■ **Do this**
Reproduce the listing below from the line with "Output the LaTeX" to the line with "first.south) -- (invivo.north);", both lines included, character for character, minus any pictures.

■ **Entries supplied**

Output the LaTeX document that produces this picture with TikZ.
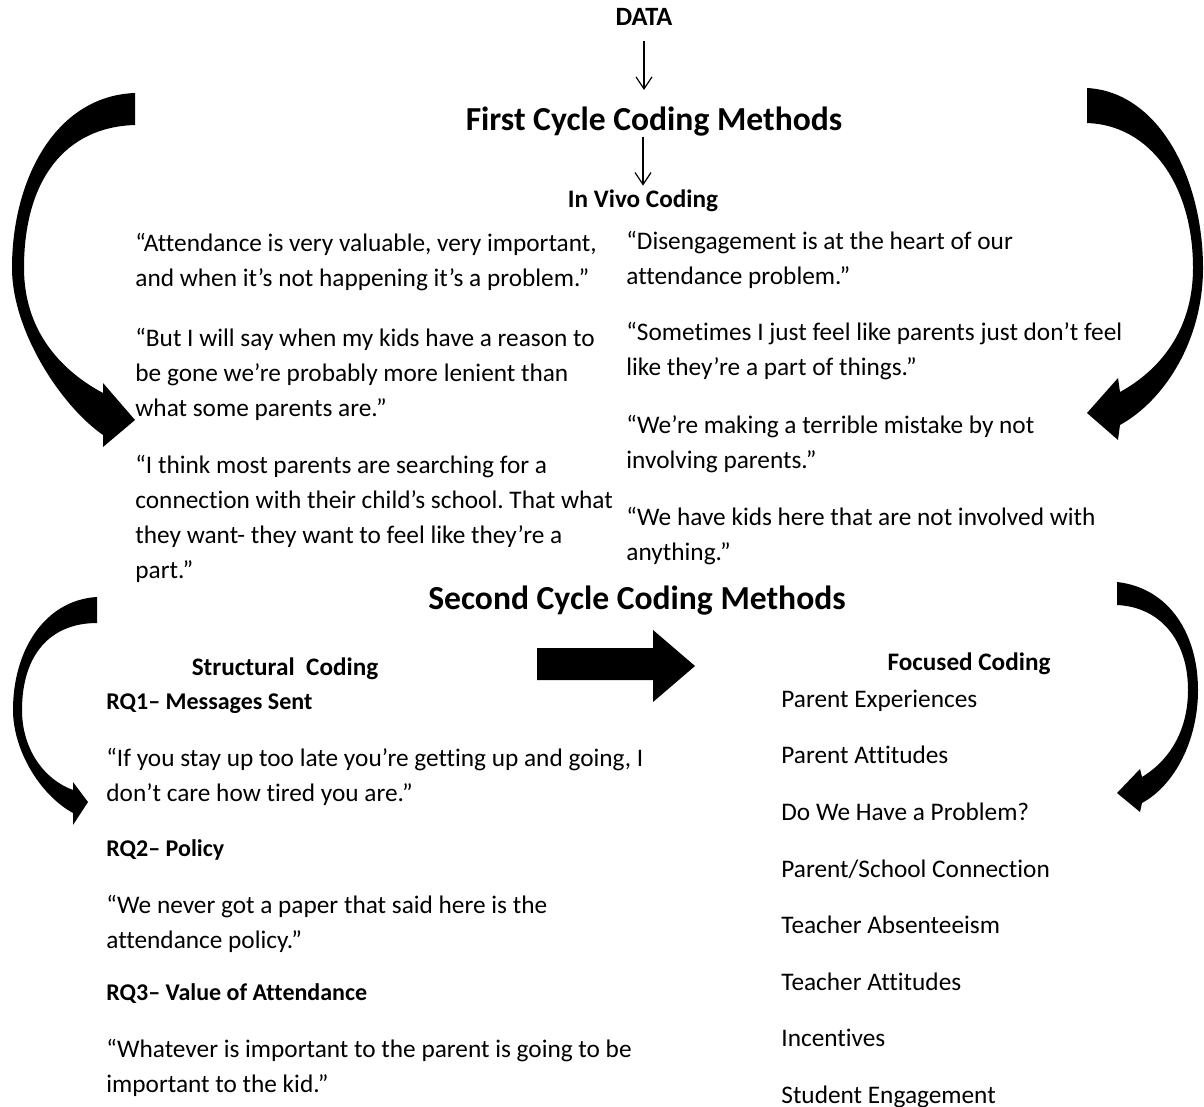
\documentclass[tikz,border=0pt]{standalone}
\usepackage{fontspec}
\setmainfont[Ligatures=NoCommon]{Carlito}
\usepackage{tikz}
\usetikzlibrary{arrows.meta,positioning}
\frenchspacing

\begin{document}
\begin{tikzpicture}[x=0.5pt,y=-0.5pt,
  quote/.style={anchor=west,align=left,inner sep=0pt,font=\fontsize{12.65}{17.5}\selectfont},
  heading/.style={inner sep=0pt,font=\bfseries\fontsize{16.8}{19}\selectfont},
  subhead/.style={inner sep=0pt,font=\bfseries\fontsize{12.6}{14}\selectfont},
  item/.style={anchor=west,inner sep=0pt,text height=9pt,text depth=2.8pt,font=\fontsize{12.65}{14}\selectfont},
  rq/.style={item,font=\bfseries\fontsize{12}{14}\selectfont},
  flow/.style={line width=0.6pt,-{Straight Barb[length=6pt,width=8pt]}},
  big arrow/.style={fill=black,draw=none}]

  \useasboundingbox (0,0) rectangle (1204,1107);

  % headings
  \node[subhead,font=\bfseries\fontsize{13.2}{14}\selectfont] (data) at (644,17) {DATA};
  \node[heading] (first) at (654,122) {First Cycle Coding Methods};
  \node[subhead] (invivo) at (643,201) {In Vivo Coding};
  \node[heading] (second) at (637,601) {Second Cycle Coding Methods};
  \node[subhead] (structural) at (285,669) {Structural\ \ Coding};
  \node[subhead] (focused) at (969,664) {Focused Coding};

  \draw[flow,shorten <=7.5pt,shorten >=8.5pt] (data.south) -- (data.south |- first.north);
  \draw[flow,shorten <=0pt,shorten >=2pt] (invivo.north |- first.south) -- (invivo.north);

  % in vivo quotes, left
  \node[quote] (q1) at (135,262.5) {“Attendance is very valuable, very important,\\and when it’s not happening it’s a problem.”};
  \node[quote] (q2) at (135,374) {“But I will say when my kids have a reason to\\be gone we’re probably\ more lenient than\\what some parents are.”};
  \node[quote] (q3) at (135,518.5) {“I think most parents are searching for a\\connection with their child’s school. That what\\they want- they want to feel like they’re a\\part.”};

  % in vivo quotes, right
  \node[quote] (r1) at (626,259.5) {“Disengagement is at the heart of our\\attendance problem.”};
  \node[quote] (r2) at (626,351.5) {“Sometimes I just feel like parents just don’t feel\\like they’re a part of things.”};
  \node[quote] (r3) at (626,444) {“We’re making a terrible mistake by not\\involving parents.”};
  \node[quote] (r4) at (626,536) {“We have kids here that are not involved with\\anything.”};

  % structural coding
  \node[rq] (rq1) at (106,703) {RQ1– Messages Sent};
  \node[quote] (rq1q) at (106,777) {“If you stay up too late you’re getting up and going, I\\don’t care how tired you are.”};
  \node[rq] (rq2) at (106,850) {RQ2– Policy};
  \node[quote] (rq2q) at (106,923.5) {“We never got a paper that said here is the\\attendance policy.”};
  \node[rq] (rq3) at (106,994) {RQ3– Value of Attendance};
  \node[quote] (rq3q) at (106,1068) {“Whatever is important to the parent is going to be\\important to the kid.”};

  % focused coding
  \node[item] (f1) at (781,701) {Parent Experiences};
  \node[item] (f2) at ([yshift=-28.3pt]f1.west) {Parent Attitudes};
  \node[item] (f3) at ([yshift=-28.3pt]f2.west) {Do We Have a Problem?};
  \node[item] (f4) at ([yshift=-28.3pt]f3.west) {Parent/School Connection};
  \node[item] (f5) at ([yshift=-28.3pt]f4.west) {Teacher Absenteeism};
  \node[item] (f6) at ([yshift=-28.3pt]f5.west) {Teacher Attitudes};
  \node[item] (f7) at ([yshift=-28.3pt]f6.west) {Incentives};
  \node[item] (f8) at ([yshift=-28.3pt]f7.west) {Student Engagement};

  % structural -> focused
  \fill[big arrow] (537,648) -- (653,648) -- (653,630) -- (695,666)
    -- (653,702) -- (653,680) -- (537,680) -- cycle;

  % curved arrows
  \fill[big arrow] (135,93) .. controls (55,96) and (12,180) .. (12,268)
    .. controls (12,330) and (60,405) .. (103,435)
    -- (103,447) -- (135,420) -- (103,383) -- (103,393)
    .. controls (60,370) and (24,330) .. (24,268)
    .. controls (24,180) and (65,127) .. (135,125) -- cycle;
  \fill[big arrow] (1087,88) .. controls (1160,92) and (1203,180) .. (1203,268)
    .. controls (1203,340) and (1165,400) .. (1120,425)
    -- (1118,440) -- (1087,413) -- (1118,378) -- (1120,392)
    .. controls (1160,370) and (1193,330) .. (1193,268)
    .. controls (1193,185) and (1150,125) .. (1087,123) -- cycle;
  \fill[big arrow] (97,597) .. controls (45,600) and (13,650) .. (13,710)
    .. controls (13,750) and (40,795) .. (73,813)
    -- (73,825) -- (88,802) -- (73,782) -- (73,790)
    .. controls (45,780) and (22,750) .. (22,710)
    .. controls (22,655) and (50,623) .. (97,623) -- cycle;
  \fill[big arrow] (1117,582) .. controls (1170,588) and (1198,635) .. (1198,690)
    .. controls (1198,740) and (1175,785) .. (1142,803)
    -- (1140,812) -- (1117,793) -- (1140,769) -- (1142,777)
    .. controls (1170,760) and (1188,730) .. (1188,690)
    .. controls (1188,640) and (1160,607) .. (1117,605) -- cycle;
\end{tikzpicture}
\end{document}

---

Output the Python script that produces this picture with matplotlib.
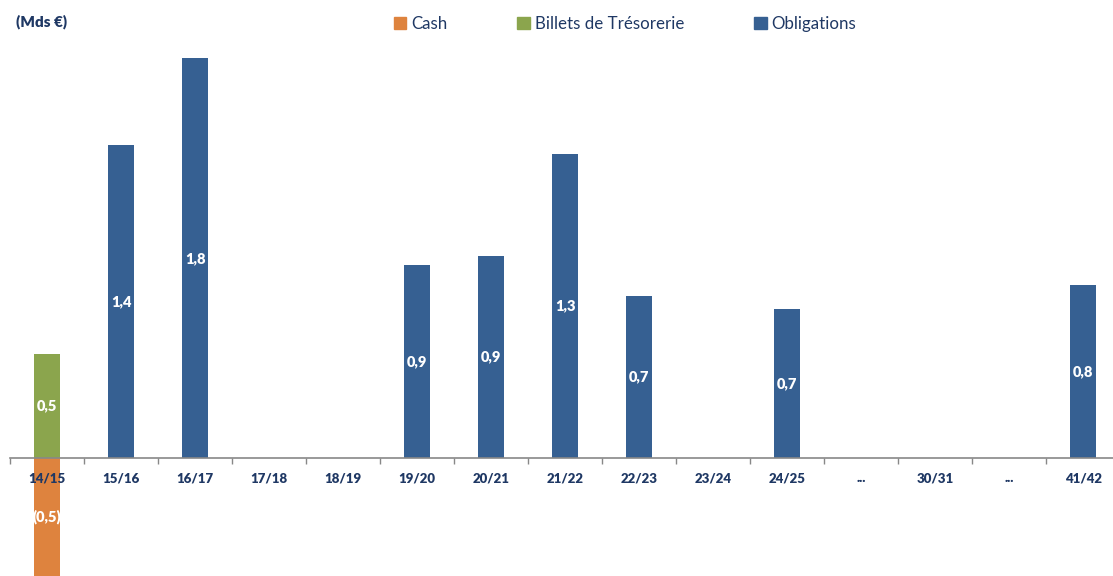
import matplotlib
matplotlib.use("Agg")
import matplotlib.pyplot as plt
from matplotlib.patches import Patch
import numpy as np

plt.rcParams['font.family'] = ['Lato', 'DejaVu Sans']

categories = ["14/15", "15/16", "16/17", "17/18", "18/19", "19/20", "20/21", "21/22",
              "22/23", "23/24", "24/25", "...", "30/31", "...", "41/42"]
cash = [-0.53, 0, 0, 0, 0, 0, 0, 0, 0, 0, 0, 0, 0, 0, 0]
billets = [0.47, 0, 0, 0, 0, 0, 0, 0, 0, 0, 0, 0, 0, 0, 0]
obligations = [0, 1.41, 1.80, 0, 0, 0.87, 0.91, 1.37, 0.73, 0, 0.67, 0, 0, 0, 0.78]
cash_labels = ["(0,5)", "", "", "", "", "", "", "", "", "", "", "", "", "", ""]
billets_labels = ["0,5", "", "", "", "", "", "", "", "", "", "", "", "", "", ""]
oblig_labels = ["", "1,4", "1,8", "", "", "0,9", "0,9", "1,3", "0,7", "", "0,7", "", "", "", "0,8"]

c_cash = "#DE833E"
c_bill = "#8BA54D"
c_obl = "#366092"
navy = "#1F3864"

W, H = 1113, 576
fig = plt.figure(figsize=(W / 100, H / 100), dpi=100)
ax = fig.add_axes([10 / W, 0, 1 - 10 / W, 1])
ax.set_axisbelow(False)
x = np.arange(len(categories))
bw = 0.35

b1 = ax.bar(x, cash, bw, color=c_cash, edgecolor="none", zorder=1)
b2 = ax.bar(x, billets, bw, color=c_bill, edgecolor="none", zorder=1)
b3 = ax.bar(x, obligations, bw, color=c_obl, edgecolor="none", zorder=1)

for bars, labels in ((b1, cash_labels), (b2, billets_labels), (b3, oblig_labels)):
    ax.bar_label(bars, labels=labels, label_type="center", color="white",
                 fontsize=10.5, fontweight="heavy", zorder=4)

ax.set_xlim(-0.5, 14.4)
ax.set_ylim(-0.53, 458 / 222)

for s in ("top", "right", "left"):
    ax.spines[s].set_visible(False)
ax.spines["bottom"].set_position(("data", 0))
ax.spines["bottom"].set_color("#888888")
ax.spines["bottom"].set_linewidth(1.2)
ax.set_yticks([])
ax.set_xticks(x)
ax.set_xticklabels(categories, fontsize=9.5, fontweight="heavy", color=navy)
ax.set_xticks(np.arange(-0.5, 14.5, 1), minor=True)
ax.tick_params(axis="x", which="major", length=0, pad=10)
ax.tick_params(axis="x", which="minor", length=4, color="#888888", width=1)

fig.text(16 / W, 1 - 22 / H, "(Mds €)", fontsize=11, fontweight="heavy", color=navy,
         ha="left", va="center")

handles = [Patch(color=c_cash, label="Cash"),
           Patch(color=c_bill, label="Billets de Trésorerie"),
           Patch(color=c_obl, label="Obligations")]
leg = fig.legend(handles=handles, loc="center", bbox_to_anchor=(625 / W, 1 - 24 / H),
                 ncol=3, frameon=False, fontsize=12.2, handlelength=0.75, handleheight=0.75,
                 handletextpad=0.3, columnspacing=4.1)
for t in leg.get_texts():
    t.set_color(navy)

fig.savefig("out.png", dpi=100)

==

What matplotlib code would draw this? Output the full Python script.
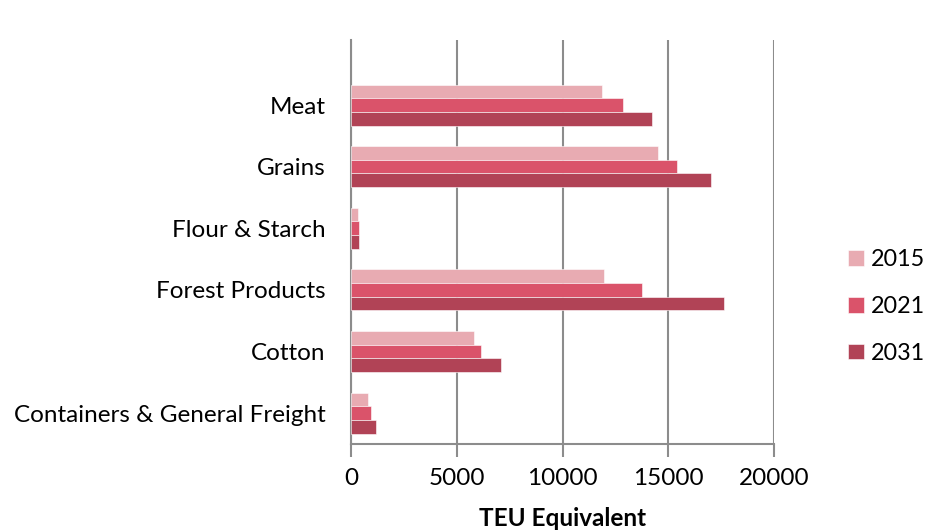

■ **Task solution**
Output the LaTeX document that produces this picture with TikZ.
\documentclass[tikz,border=0pt]{standalone}
\usepackage{fontspec}
\setmainfont[Ligatures=NoCommon]{Carlito}
\usepackage{tikz}
\usetikzlibrary{arrows.meta,positioning}
\frenchspacing

\begin{document}
\begin{tikzpicture}[x=0.5pt,y=-0.5pt,
  quote/.style={anchor=west,align=left,inner sep=0pt,font=\fontsize{12.65}{17.5}\selectfont},
  heading/.style={inner sep=0pt,font=\bfseries\fontsize{16.8}{19}\selectfont},
  subhead/.style={inner sep=0pt,font=\bfseries\fontsize{12.6}{14}\selectfont},
  item/.style={anchor=west,inner sep=0pt,text height=9pt,text depth=2.8pt,font=\fontsize{12.65}{14}\selectfont},
  rq/.style={item,font=\bfseries\fontsize{12}{14}\selectfont},
  flow/.style={line width=0.6pt,-{Straight Barb[length=6pt,width=8pt]}},
  big arrow/.style={fill=black,draw=none}]

  \useasboundingbox (0,0) rectangle (1204,1107);

  % headings
  \node[subhead,font=\bfseries\fontsize{13.2}{14}\selectfont] (data) at (644,17) {DATA};
  \node[heading] (first) at (654,122) {First Cycle Coding Methods};
  \node[subhead] (invivo) at (643,201) {In Vivo Coding};
  \node[heading] (second) at (637,601) {Second Cycle Coding Methods};
  \node[subhead] (structural) at (285,669) {Structural\ \ Coding};
  \node[subhead] (focused) at (969,664) {Focused Coding};

  \draw[flow,shorten <=7.5pt,shorten >=8.5pt] (data.south) -- (data.south |- first.north);
  \draw[flow,shorten <=0pt,shorten >=2pt] (invivo.north |- first.south) -- (invivo.north);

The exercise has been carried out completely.